Northeast Organic Wheat conducted a four-year participatory research and education program to increase the genetic diversity and productivity of wheat in northeast organic systems, through on-farm breeding/selection of landraces, farmer workshops, and local market partnerships. Our goal is to increase the sustainability, climate resilience and profit from improved wheat varieties better adapted to Northeast organic conditions for end-use in artisan products.
A working group of organic farmers, wheat breeders, extension, millers and bakers identified overall goals and methods to trial promising world-wide landraces. Farmers conducted on-farm trials and selected the superior wheat populations for traits contributing to yield, disease resistance and quality in organic systems. Criteria included: height for weed competition, yield as measured by grain weight per plant, health as an indicator of resistance to local diseases and resilience to weather extremes. Flour was evaluated for nutritional value, loaf volume and flavor.
As a result of four annual conferences and training events reaching over 350 participants, educational materials, technical assistance and dissemination of the improved landraces by provided by this project, over 112 farmers received seed samples, at least 24 growers conducted on-farm trials, and 75 gardeners trialed and selected the landraces on their organic fields. Farmers received technical assistance in organic wheat management for at least 1500 acres in organic wheat rotation. This has resulted in at least 24 farmers triaing one or more of the 8 improved landrace populations and at least 75 gardeners multiplying and selecting landraces. Over a three year period our improved winter wheat landraces equaled, and some surpassed, the yield of the modern cultivars in organic field trials.

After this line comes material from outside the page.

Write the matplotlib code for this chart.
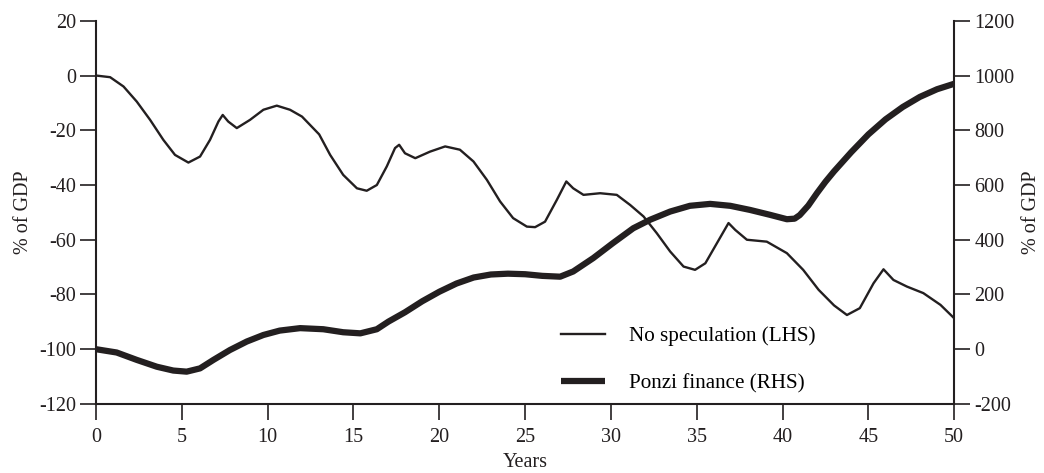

We disseminated our methodologies, improved landrace genepools and results to researchers, cooperative extension, organic farmers, and helped foster regional market linkages with millers and bakers. Our program stimulated regional interest in landrace wheat, emmer and einkorn. Producers gained access to new markets, including the New York City Green Market, artisan bakeries such as Trukenbrod, VT, Wheatberry, MA and Wild Hive, NY, and fine restaurants such as Chez Nous, Lee, MA and the Gramercy Tavern, NYC. Improved organic, locally adapted varieties and our methods are now available to Northeast growers. Materials produced include an educational guidebooklet on ‘Grain Husbandry’, a scientific poster ‘Increasing Wheat Biodiversity, a paper on ‘Evolutionary Wheat Breeding’ and educational materials on how to cross wheat, ancient wheats and heritage wheats. These are available online for researchers, growers and extension throughout the Northeast. This project represents a community-based approach to strengthen our NE regional grain supply.
a) Increase Genetic Diversity: Core breeder-extension-farmer-baker team identified key selection goals, established at least one experimental trial plot per state to increase genetic diversity using genepools, elite landraces genotypes, and superior modern cultivars,
?b) Training: Four annual regional conferences were conducted, with supporting field days at our demonstration sites in Maine, Massachusetts, Vermont and New York. 60 participating farmers and 125 gardeners were trained in on-farm wheat trialing and selection in organic systems.
?c) On-Farm Trials: Of 120 growers who participated in the program, 24 growers trialed new grain genepools on over 1,000 organic acres, resulting in increased yield, quality, sustainability and profit from improved genepools adapted to organic systems. Of the 60 trained, at least 24 will trial and select grains, and use promising wheats as the basis of enhanced direct market partnerships with local bakers.
?d.) Utilization: 24 farmers, 12 artisan bakers and a laboratory cooperated in selecting for wheat quality by conducting flour quality and taste-tests.